• _THE EXERCISE_:
Note how many lines hold "Emit" and report that number by itself.
--- Begin DATA FOR THIS TASK ---
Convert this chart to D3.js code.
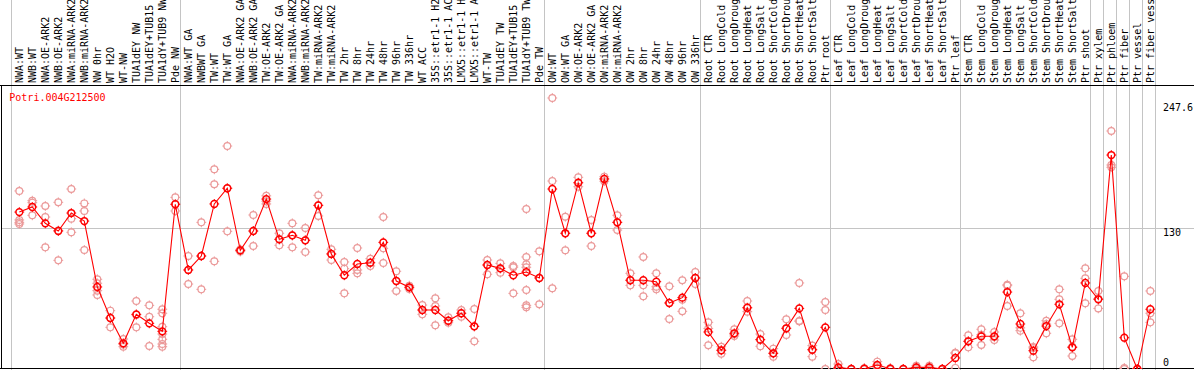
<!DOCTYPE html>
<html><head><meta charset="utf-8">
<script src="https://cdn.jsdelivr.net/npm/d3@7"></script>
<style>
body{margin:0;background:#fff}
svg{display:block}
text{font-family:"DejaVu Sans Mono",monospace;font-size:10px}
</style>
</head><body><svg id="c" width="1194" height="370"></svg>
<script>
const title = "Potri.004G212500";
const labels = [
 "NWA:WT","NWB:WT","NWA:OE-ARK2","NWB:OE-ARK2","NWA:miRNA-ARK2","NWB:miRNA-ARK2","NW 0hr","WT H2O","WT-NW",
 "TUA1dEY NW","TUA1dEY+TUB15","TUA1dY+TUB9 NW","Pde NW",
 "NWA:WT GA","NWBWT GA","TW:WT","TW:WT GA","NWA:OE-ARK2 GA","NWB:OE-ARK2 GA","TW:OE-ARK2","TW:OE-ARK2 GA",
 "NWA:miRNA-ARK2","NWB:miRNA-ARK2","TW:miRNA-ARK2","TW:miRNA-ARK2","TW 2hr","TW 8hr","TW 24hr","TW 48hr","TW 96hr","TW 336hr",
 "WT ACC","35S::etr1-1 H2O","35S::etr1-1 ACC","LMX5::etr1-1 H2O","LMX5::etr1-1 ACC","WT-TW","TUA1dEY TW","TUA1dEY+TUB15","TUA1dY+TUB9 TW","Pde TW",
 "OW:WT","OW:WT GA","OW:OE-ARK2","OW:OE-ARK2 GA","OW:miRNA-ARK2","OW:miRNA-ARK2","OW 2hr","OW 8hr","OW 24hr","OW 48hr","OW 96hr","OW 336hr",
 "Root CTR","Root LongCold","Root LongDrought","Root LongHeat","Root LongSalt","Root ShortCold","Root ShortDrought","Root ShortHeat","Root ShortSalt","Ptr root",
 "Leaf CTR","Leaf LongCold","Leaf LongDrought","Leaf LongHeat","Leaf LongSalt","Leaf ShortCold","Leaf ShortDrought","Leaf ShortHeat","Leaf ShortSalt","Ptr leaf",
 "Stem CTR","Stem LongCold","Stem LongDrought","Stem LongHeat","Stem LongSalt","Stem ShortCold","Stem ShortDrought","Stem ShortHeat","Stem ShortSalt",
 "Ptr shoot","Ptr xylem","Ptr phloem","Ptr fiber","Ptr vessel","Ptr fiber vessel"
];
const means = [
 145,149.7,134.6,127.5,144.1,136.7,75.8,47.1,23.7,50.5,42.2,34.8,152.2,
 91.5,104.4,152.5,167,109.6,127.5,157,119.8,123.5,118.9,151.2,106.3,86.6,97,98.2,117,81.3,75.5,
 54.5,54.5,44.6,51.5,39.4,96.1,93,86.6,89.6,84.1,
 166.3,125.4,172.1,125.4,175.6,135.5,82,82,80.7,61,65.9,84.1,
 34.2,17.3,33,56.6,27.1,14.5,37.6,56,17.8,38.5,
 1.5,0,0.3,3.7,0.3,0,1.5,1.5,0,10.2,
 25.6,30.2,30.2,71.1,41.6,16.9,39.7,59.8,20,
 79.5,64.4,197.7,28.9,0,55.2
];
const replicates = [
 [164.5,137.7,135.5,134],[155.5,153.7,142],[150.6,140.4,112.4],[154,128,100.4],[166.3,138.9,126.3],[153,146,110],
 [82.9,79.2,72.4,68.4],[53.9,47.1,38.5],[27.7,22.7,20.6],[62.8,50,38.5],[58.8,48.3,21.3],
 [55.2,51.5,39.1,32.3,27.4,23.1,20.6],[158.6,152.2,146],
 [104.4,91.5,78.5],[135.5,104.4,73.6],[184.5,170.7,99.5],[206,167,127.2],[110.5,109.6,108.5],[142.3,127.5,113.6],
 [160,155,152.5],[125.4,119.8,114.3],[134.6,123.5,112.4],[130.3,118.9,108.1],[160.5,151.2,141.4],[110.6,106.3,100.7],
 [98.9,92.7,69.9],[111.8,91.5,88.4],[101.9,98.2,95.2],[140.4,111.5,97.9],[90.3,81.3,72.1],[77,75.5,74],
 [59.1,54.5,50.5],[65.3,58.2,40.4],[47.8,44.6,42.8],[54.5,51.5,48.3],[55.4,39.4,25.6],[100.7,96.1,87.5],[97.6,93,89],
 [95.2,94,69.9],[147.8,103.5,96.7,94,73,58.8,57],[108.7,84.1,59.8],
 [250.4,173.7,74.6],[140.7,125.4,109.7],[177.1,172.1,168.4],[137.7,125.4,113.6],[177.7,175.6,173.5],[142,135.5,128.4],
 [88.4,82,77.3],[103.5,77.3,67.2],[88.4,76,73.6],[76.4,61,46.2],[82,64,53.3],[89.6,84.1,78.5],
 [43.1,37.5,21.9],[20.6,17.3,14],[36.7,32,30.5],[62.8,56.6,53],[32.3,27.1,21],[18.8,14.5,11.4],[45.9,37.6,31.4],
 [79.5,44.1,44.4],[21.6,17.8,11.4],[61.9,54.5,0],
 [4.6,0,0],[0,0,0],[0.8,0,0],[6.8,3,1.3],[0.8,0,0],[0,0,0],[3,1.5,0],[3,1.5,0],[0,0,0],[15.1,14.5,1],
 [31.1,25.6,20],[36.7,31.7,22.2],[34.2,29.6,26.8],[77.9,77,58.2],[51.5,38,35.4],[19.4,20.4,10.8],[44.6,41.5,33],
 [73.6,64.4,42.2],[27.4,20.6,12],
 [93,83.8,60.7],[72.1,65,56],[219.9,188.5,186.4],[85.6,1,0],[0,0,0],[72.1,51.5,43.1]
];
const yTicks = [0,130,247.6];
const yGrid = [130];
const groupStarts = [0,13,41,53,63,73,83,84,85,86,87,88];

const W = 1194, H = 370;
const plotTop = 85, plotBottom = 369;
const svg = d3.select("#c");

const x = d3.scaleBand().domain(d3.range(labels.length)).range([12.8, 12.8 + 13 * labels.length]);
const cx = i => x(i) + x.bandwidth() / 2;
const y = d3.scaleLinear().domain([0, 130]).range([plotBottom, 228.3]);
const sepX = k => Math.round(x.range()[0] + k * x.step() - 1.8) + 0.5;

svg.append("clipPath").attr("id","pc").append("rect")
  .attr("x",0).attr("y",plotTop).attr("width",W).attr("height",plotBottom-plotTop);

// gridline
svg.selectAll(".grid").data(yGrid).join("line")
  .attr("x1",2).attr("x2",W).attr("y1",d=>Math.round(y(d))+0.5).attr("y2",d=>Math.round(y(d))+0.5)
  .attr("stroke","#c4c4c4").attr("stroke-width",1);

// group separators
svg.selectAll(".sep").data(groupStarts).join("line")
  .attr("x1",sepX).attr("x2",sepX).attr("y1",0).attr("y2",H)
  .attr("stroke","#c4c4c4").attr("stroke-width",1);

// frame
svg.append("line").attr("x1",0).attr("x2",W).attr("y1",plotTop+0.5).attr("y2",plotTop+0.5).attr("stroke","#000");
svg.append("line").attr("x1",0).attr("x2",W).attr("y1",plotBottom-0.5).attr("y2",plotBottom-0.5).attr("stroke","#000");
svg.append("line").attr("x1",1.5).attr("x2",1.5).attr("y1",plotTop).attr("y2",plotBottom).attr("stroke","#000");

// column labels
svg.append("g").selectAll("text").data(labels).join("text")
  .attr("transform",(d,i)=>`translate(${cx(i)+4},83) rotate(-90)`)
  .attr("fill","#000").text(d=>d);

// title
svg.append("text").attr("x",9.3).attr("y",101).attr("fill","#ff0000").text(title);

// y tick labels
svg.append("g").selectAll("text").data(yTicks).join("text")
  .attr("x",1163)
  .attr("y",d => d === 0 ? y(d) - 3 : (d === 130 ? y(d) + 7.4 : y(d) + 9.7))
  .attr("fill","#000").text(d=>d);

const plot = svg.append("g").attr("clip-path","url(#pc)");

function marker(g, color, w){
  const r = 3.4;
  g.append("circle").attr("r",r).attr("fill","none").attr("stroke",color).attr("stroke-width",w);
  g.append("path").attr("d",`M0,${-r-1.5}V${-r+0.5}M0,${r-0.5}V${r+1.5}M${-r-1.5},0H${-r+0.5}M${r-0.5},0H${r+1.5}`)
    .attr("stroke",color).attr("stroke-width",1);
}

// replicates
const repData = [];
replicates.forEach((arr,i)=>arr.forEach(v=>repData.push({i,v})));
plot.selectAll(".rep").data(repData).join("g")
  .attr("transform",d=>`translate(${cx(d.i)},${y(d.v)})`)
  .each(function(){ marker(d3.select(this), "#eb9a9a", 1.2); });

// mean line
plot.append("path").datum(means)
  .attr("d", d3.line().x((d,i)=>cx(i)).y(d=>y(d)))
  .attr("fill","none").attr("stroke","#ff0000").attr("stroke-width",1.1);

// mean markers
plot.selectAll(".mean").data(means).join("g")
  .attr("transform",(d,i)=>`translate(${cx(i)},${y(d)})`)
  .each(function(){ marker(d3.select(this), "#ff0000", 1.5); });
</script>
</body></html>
--- End DATA FOR THIS TASK ---
--- Begin DATA FOR THIS TASK ---
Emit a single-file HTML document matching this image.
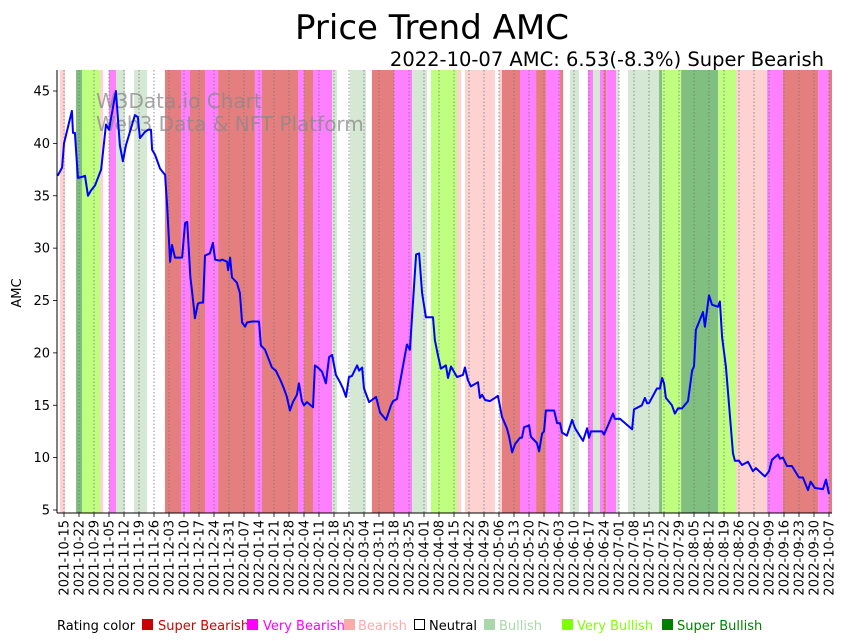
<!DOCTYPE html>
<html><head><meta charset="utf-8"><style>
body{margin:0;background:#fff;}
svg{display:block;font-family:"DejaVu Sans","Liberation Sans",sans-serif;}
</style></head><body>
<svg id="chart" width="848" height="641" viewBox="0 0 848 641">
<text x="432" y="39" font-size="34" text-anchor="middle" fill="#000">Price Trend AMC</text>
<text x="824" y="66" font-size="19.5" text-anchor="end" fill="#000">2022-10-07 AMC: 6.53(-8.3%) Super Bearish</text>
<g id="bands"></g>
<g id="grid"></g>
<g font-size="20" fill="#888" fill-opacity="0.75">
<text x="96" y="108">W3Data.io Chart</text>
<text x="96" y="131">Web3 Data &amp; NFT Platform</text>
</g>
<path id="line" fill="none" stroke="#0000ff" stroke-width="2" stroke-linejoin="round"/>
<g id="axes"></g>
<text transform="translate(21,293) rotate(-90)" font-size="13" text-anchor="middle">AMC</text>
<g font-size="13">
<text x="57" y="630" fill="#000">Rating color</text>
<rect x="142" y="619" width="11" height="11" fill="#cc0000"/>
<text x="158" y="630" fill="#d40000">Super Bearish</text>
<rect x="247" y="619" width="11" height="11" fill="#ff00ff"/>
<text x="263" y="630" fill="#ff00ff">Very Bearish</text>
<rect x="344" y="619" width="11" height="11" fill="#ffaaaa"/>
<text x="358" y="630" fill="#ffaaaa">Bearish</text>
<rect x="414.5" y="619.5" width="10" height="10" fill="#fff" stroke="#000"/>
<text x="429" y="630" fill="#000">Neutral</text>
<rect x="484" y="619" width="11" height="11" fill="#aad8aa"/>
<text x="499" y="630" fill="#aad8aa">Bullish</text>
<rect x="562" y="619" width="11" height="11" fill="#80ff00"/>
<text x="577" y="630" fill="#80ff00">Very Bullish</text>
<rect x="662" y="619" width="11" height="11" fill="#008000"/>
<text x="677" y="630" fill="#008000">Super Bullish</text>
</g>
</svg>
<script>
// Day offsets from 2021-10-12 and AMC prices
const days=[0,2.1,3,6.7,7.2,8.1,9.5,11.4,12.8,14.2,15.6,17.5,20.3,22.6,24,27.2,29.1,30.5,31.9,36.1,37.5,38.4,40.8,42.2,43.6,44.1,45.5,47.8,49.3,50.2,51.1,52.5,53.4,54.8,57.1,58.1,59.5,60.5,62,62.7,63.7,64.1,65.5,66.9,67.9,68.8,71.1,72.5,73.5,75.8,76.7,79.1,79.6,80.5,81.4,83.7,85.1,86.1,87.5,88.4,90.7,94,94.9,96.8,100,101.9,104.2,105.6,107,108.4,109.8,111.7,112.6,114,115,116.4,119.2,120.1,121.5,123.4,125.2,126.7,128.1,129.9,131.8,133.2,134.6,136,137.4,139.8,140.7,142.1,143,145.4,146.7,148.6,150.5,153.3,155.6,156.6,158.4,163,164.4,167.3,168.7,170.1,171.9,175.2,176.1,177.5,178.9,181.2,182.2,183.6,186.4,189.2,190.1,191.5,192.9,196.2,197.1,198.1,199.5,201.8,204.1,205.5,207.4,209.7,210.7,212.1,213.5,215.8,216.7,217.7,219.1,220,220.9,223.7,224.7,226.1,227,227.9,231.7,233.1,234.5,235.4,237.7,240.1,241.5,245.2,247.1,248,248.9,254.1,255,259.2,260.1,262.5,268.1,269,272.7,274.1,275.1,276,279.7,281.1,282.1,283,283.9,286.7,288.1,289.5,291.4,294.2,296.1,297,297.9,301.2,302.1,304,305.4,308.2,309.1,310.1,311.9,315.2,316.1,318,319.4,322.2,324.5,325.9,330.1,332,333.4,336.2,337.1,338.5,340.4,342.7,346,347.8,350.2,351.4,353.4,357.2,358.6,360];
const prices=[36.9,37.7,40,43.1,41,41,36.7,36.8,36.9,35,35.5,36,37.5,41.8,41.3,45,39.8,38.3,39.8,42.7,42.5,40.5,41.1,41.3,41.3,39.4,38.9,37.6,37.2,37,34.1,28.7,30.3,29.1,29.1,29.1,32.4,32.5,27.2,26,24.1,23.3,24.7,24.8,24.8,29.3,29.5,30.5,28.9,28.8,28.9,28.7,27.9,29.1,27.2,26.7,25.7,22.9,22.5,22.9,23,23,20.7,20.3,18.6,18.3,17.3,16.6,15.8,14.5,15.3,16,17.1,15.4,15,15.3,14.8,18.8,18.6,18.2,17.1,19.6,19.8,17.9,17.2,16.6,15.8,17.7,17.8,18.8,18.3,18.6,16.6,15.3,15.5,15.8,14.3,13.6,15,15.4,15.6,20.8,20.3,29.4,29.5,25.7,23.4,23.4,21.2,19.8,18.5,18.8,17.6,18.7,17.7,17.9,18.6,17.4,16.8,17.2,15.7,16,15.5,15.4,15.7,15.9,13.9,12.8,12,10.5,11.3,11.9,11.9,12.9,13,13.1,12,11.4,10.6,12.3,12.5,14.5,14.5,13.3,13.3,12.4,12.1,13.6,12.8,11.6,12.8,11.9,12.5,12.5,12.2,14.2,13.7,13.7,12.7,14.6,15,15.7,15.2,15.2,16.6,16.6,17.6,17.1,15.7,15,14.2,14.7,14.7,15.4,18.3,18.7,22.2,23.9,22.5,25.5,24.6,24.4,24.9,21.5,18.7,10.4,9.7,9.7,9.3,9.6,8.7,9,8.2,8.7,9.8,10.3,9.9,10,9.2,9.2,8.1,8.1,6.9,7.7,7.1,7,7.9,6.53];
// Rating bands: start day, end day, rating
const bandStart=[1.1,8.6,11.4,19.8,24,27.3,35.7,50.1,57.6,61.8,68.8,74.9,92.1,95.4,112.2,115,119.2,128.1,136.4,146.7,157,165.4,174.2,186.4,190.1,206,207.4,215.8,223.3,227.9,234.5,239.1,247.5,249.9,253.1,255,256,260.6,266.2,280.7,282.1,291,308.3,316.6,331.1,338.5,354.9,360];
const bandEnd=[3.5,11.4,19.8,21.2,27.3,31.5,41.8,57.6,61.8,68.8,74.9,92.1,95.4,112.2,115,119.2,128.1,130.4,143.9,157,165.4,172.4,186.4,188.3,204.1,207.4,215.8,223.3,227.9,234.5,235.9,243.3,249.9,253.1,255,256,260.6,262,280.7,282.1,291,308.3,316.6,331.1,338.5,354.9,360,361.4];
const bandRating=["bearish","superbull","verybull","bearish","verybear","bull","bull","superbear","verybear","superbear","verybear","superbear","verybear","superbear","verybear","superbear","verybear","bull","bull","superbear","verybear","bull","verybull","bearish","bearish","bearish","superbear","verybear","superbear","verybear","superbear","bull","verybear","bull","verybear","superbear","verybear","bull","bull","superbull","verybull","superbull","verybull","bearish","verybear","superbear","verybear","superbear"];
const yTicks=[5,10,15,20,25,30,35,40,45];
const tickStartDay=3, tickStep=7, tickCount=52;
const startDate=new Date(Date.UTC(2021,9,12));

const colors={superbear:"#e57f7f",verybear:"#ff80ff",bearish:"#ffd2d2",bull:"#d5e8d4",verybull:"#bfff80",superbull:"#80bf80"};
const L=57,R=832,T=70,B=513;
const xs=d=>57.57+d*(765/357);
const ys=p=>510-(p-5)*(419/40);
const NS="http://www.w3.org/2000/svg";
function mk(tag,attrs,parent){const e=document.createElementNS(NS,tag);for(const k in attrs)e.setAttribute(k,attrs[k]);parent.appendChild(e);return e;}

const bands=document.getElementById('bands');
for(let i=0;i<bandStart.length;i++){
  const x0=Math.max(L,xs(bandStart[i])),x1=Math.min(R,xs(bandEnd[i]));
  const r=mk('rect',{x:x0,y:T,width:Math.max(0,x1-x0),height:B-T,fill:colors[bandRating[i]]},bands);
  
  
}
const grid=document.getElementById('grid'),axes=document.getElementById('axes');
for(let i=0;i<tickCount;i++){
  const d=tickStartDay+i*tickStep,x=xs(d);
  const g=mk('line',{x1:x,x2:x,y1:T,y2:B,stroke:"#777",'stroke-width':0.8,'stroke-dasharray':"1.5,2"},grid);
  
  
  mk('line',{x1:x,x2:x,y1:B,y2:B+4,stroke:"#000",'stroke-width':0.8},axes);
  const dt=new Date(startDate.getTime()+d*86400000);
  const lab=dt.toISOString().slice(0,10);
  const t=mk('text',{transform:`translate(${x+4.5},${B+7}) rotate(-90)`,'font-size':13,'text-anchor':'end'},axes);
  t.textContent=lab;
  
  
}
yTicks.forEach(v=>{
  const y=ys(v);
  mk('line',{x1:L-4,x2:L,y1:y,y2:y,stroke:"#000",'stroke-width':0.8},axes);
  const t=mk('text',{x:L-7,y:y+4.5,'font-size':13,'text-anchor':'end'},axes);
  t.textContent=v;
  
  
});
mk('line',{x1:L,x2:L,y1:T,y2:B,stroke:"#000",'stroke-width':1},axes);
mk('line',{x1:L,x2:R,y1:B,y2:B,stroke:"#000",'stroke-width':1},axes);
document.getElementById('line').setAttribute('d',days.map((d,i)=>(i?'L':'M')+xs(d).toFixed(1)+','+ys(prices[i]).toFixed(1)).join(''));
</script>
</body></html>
--- End DATA FOR THIS TASK ---
--- Begin DATA FOR THIS TASK ---
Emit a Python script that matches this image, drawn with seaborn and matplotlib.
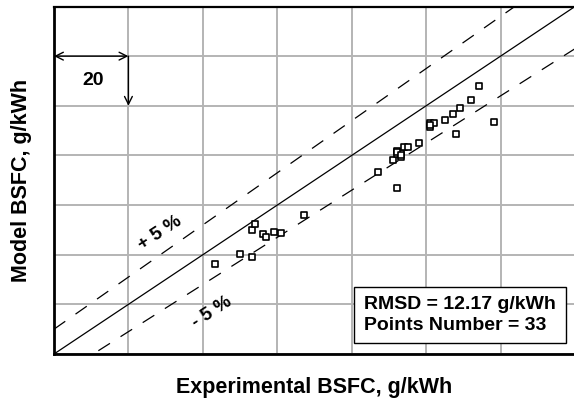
--- End DATA FOR THIS TASK ---
• _RESULT_:
2